"My brother did not like girls with big hips."
These were the words of Janet Wangari, sister of Kelvin Kariuki Gitonga who was killed in the Dusit attack in Nairobi on Tuesday last week.
Wangari was eulogising her brother, 28, who died together with five other colleagues who worked for Cellulant Corporation. He was easygoing and independent-minded.
Mourners laughed through their tears.
Relatives and families of the victims flocked to Citam Valley Road in Nairobi to pay tribute to Gitonga, Winfred Kareithi, John Wanyaga, Jeremia Mathai, Dennis Munene and Ashford Maina.
"He was jovial and always calm no matter the situation. He rarely followed the multitude and you had to be very convincing to make him change his mind," Wangari said weeping.
"We have grown up together and we got so connected. My brother didn’t like girls with big hips and the day I joined Form 1 he advised me not to be lured into being a bad girl due to peer pressure. His only concern was my size and he told me not to develop big hips like those other girls."
Gitonga and the five other Cellulant victims are among 21 young Kenyans who lost their lives following the 14 Riverside Drive attack.
The service started at 10am after Cabinet Secretary for ICT Joe Mucheru arrived.
As the mourners, mostly in black, sang a song of comfort and hope, the families walked in, one by one, lit candles and then made their way to their seats.
There was a moment of silence and prayer.
One by one, families paid tribute, described their agony — and their anger.
They said dark cloud was hanging over them.
Cellulant co-founder and CEO Ken Njoroge called the six courageous who would undertake any mission.
“There are no words to capture our sadness and our heartbreak in losing our six brothers and colleagues. They fought a good fight, a fight that has brought hope and meaning to millions of Africans across the continent,” Njoroge said.
They walked downstairs to the first floor where Dennis and colleagues were hiding. The terrorists saw their shadows. They walked straight to them and shot at them.
"Luckily the woman with them survived because they all shielded her. When the terrorists came to confirm the deaths, the woman had smeared blood on herself, which saved her life," Njoroge said.
“Let us look at January 15 not as a day we lost our brothers through an act of cowardice meant to instil fear, instead let it be a day we exalt them,” Njoroge said.
Agnes Makumi said Ashord Maina was a logical thinker with encyclopaedic knowledge.
She said though he disliked washing dishes and folding clothes, he ensured all was perfectly done.
“My nephew died because he wanted all his colleagues out of the building," Makumi said.
Ashford, 36, was planning his wedding.
“Ash, your work was not in vain," a colleague said.
Dennis Munene, 29, was described as a curious, an explorer, strategic thinker and exemplary leader.
Eng Peter Njagi his uncle said Munene always made him laugh and brought joy to the entire family.
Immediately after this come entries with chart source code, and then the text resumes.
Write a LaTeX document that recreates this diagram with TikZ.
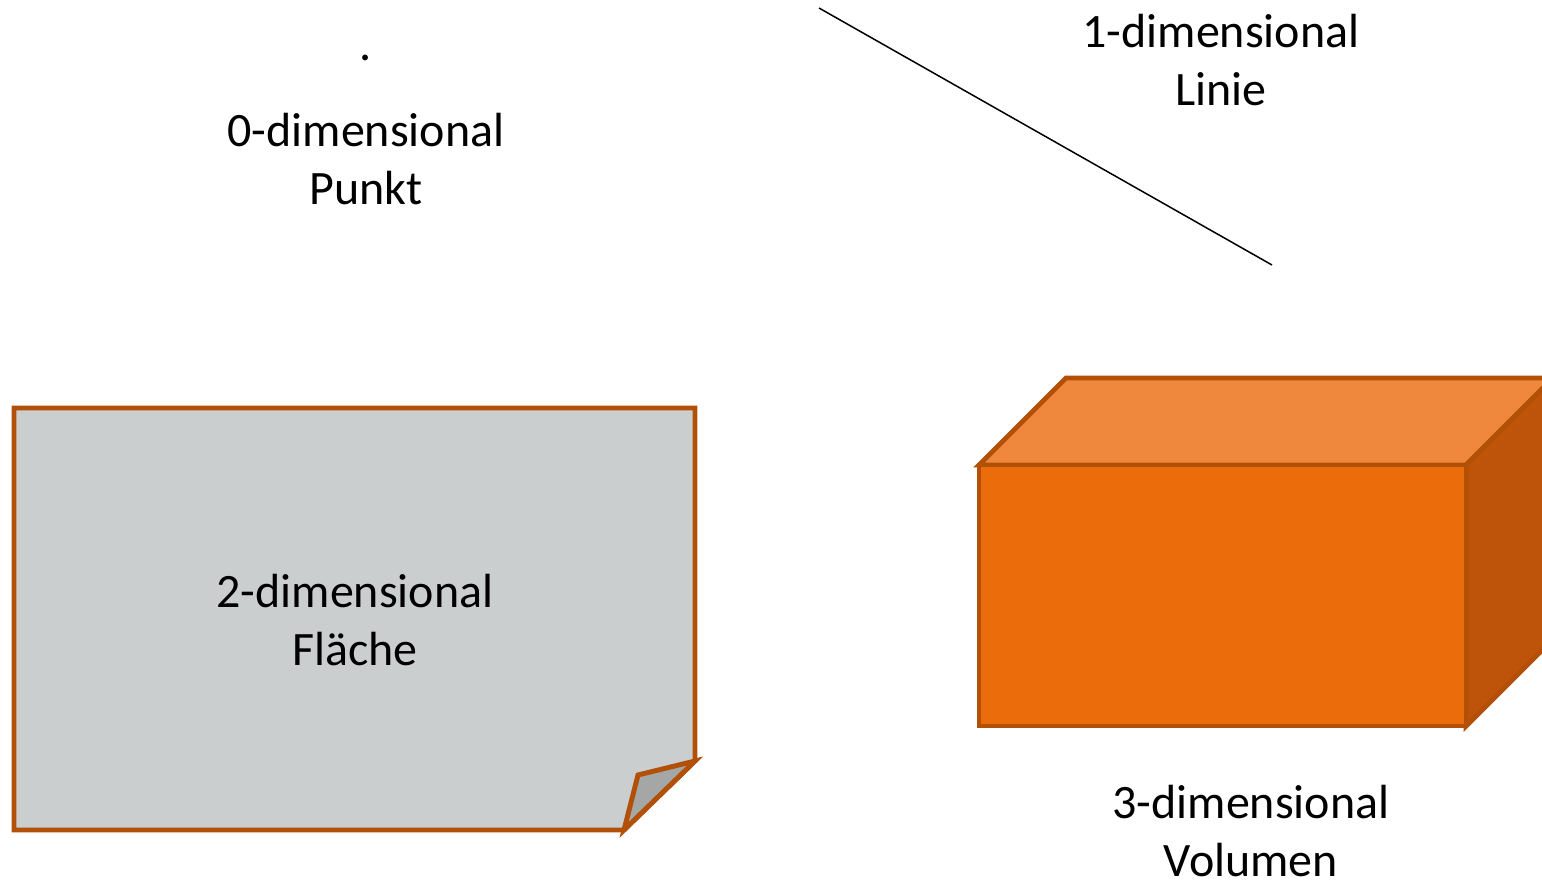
\documentclass[tikz,border=0pt]{standalone}
\usepackage{fontspec}
\setmainfont{Carlito}
\definecolor{edge}{RGB}{178,80,8}
\definecolor{paper}{RGB}{203,206,207}
\definecolor{fold}{RGB}{165,167,167}
\definecolor{front}{RGB}{234,108,11}
\definecolor{topf}{RGB}{239,136,60}
\definecolor{side}{RGB}{190,84,9}
\tikzset{
  lbl/.style={inner sep=0pt, align=center, font=\fontsize{27.3}{33}\selectfont},
  shp/.style={draw=edge, line width=2.8pt, line join=miter},
}
\begin{document}
\begin{tikzpicture}[x=0.02cm,y=-0.02cm]
\useasboundingbox (0,0) rectangle (1542,882);
% point
\node[lbl, anchor=base] (dot) at (366,61) {.};
\node[lbl] (t0) at (366,159) {0-dimensional\\Punkt};
% line
\coordinate (la) at (819,8);
\coordinate (lb) at (1272,265);
\draw[line width=0.85pt] (la) -- (lb);
\node[lbl] (t1) at (1221,60) {1-dimensional\\Linie};
% paper
\draw[shp, fill=paper] (14,408) -- (695,408) -- (695,761) -- (624,830) -- (14,830) -- cycle;
\draw[shp, fill=fold] (695,761) -- (638,775) -- (624,830) -- cycle;
\node[lbl] (t2) at (355,620) {2-dimensional\\Fläche};
% cube
\draw[shp, fill=topf] (979,465) -- (1066,378) -- (1553,378) -- (1466,465) -- cycle;
\draw[shp, fill=side] (1466,465) -- (1553,378) -- (1553,639) -- (1466,726) -- cycle;
\draw[shp, fill=front] (979,465) rectangle (1466,726);
\node[lbl] (t3) at (1251,831) {3-dimensional\\Volumen};
\end{tikzpicture}
\end{document}
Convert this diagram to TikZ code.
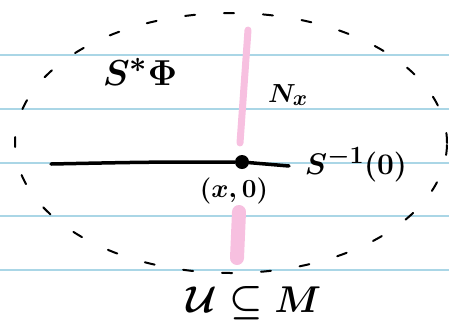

He was a tech guru.
“I would still say I do, if I am given that chance to be with you. You joked and pranked me. You moulded yourself into that perfect guy for me. You brought so much joy to me and our child. Why you, my love, why this early,” the widow of Jeremia Mathai, 31, said.
Charles Njiru, who paid tribute on behalf of the family, termed Jeremia as the go-to person.
“Jere made us dream big and achieve big. He challenged us to find better ways of doing things and we trusted him with our dreams. He always attributed his success to God,” a tribute from colleagues read.
John Wanyaga 29, well known as Mutts, used to crack dark jokes that left everyone laughing.
“If you wanted to laugh or you had a bad day, the Mutts would be the guy,” his sister said.
Wanyaga is said to have had a good mastery of the Sheng language that left his colleagues puzzled.
“There are so many memories of Mutts, from the day he joined the quality assurance department as an intern, the day he met his dear wife, the several road trips we made together. In setting, John always took the role of the person who made sure that everyone and everything was okay,” his colleagues said in a tribute.
Kelvin Gitonga 28, is described as a jovial guy who believed that technology would change the world.
He is said to have been working on a project to assemble an electric bike because he wanted to become more efficient.
“He had placed an order of bike parts and the day it arrived he was the happiest. His spirits were high on that day and we wish he would live to see his dreams come true,” a tribute from colleagues read.
Wilfred Kareithi, 23 years old is said to have physically tussled with the attackers on the 7th floor to save his friends.
It is said his courage is what distracted the attackers from finding the others who were hiding in the next toilet.
Michael Muriuki said Kareithi was always energetic and enthusiastic.
He said his brother had grown up to be admired by many.
Being our last born, I watched him grow into a man he was always happy and never shied away from any challenge.
Wilfred fondly known as chief is described by his colleagues as cheerful and helped unconditionally.
He is said to have been helpful to the interns who joined their department until he was branded ‘group head of interns’.
“Apart from his love for computers, he loved cars and superbikes. Every time he was asked why he did what he did, he would always say,’that is just me, that is how I was raised,” Ken Lisudsa, a colleague said.’